Aim: Give the listing again exactly, omitting its images.
---*---
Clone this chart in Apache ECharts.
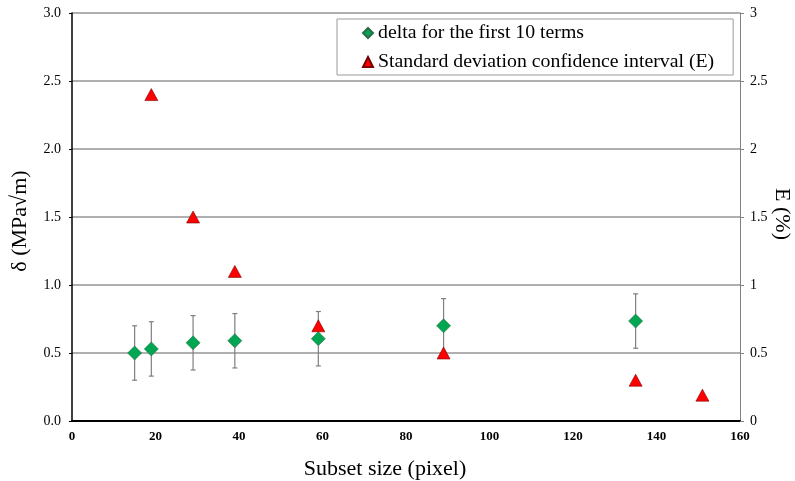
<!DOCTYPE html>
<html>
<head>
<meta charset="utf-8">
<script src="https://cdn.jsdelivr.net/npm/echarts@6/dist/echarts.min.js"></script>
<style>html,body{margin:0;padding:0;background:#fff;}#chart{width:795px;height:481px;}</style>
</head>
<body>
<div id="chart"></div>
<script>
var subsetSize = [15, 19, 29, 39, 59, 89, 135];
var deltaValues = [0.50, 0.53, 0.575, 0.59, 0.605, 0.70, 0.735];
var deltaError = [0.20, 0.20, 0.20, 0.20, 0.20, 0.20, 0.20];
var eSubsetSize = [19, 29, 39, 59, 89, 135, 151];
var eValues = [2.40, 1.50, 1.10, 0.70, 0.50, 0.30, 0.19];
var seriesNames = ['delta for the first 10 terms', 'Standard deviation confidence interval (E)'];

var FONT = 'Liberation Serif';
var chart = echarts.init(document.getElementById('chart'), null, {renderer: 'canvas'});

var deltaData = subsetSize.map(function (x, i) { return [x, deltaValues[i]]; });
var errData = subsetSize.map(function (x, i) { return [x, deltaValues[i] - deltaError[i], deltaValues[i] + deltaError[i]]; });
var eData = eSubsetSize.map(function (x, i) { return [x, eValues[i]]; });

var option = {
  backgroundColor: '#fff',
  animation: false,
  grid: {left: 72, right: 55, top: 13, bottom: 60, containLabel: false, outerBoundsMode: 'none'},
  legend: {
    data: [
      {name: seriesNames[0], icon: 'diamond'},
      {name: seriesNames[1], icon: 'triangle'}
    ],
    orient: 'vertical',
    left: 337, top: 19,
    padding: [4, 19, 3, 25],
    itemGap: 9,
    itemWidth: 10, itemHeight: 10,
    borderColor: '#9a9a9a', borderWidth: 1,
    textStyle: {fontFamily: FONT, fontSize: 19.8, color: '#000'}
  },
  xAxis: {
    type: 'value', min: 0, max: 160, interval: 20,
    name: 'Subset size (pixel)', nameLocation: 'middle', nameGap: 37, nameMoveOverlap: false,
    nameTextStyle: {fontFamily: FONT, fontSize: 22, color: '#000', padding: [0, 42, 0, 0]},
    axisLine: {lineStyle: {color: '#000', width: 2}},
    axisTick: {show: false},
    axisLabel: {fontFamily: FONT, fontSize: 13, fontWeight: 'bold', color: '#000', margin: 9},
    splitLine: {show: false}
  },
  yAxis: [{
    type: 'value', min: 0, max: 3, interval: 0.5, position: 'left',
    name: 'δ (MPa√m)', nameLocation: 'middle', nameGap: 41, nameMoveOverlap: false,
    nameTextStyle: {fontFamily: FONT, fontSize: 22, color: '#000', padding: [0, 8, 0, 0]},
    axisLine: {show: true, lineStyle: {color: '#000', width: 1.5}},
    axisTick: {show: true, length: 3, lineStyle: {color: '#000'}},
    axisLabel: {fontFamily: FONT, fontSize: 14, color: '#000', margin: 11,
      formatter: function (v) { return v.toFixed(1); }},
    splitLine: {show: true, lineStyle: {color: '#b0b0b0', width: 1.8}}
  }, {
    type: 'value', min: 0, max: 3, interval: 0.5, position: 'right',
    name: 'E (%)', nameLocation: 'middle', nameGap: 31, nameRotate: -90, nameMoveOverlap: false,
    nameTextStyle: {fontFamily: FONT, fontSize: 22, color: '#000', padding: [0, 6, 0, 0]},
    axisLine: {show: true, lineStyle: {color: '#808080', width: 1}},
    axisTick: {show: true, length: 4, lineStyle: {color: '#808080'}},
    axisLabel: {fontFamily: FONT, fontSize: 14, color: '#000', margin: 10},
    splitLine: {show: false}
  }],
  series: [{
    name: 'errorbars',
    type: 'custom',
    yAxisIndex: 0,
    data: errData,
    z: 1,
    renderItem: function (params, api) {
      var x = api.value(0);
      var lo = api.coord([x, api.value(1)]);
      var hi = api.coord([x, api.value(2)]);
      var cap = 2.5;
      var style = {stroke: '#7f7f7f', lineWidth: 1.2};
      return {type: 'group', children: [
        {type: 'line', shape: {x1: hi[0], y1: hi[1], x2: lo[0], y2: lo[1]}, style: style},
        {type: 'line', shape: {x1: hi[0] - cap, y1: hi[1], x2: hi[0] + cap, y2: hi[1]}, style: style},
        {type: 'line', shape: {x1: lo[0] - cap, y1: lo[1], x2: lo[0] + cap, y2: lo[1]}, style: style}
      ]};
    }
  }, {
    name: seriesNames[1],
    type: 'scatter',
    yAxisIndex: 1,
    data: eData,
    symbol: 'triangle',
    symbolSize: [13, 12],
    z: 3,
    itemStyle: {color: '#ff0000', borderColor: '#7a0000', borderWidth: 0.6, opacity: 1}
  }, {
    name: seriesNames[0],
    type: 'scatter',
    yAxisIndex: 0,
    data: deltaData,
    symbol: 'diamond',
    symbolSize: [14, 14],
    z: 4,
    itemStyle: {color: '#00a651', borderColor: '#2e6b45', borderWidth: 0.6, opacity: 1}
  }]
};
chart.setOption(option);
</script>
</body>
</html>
---*---
Response:
Clone this chart in Apache ECharts.
<!DOCTYPE html>
<html>
<head>
<meta charset="utf-8">
<script src="https://cdn.jsdelivr.net/npm/echarts@6/dist/echarts.min.js"></script>
<style>html,body{margin:0;padding:0;background:#fff;}#chart{width:795px;height:481px;}</style>
</head>
<body>
<div id="chart"></div>
<script>
var subsetSize = [15, 19, 29, 39, 59, 89, 135];
var deltaValues = [0.50, 0.53, 0.575, 0.59, 0.605, 0.70, 0.735];
var deltaError = [0.20, 0.20, 0.20, 0.20, 0.20, 0.20, 0.20];
var eSubsetSize = [19, 29, 39, 59, 89, 135, 151];
var eValues = [2.40, 1.50, 1.10, 0.70, 0.50, 0.30, 0.19];
var seriesNames = ['delta for the first 10 terms', 'Standard deviation confidence interval (E)'];

var FONT = 'Liberation Serif';
var chart = echarts.init(document.getElementById('chart'), null, {renderer: 'canvas'});

var deltaData = subsetSize.map(function (x, i) { return [x, deltaValues[i]]; });
var errData = subsetSize.map(function (x, i) { return [x, deltaValues[i] - deltaError[i], deltaValues[i] + deltaError[i]]; });
var eData = eSubsetSize.map(function (x, i) { return [x, eValues[i]]; });

var option = {
  backgroundColor: '#fff',
  animation: false,
  grid: {left: 72, right: 55, top: 13, bottom: 60, containLabel: false, outerBoundsMode: 'none'},
  legend: {
    data: [
      {name: seriesNames[0], icon: 'diamond'},
      {name: seriesNames[1], icon: 'triangle'}
    ],
    orient: 'vertical',
    left: 337, top: 19,
    padding: [4, 19, 3, 25],
    itemGap: 9,
    itemWidth: 10, itemHeight: 10,
    borderColor: '#9a9a9a', borderWidth: 1,
    textStyle: {fontFamily: FONT, fontSize: 19.8, color: '#000'}
  },
  xAxis: {
    type: 'value', min: 0, max: 160, interval: 20,
    name: 'Subset size (pixel)', nameLocation: 'middle', nameGap: 37, nameMoveOverlap: false,
    nameTextStyle: {fontFamily: FONT, fontSize: 22, color: '#000', padding: [0, 42, 0, 0]},
    axisLine: {lineStyle: {color: '#000', width: 2}},
    axisTick: {show: false},
    axisLabel: {fontFamily: FONT, fontSize: 13, fontWeight: 'bold', color: '#000', margin: 9},
    splitLine: {show: false}
  },
  yAxis: [{
    type: 'value', min: 0, max: 3, interval: 0.5, position: 'left',
    name: 'δ (MPa√m)', nameLocation: 'middle', nameGap: 41, nameMoveOverlap: false,
    nameTextStyle: {fontFamily: FONT, fontSize: 22, color: '#000', padding: [0, 8, 0, 0]},
    axisLine: {show: true, lineStyle: {color: '#000', width: 1.5}},
    axisTick: {show: true, length: 3, lineStyle: {color: '#000'}},
    axisLabel: {fontFamily: FONT, fontSize: 14, color: '#000', margin: 11,
      formatter: function (v) { return v.toFixed(1); }},
    splitLine: {show: true, lineStyle: {color: '#b0b0b0', width: 1.8}}
  }, {
    type: 'value', min: 0, max: 3, interval: 0.5, position: 'right',
    name: 'E (%)', nameLocation: 'middle', nameGap: 31, nameRotate: -90, nameMoveOverlap: false,
    nameTextStyle: {fontFamily: FONT, fontSize: 22, color: '#000', padding: [0, 6, 0, 0]},
    axisLine: {show: true, lineStyle: {color: '#808080', width: 1}},
    axisTick: {show: true, length: 4, lineStyle: {color: '#808080'}},
    axisLabel: {fontFamily: FONT, fontSize: 14, color: '#000', margin: 10},
    splitLine: {show: false}
  }],
  series: [{
    name: 'errorbars',
    type: 'custom',
    yAxisIndex: 0,
    data: errData,
    z: 1,
    renderItem: function (params, api) {
      var x = api.value(0);
      var lo = api.coord([x, api.value(1)]);
      var hi = api.coord([x, api.value(2)]);
      var cap = 2.5;
      var style = {stroke: '#7f7f7f', lineWidth: 1.2};
      return {type: 'group', children: [
        {type: 'line', shape: {x1: hi[0], y1: hi[1], x2: lo[0], y2: lo[1]}, style: style},
        {type: 'line', shape: {x1: hi[0] - cap, y1: hi[1], x2: hi[0] + cap, y2: hi[1]}, style: style},
        {type: 'line', shape: {x1: lo[0] - cap, y1: lo[1], x2: lo[0] + cap, y2: lo[1]}, style: style}
      ]};
    }
  }, {
    name: seriesNames[1],
    type: 'scatter',
    yAxisIndex: 1,
    data: eData,
    symbol: 'triangle',
    symbolSize: [13, 12],
    z: 3,
    itemStyle: {color: '#ff0000', borderColor: '#7a0000', borderWidth: 0.6, opacity: 1}
  }, {
    name: seriesNames[0],
    type: 'scatter',
    yAxisIndex: 0,
    data: deltaData,
    symbol: 'diamond',
    symbolSize: [14, 14],
    z: 4,
    itemStyle: {color: '#00a651', borderColor: '#2e6b45', borderWidth: 0.6, opacity: 1}
  }]
};
chart.setOption(option);
</script>
</body>
</html>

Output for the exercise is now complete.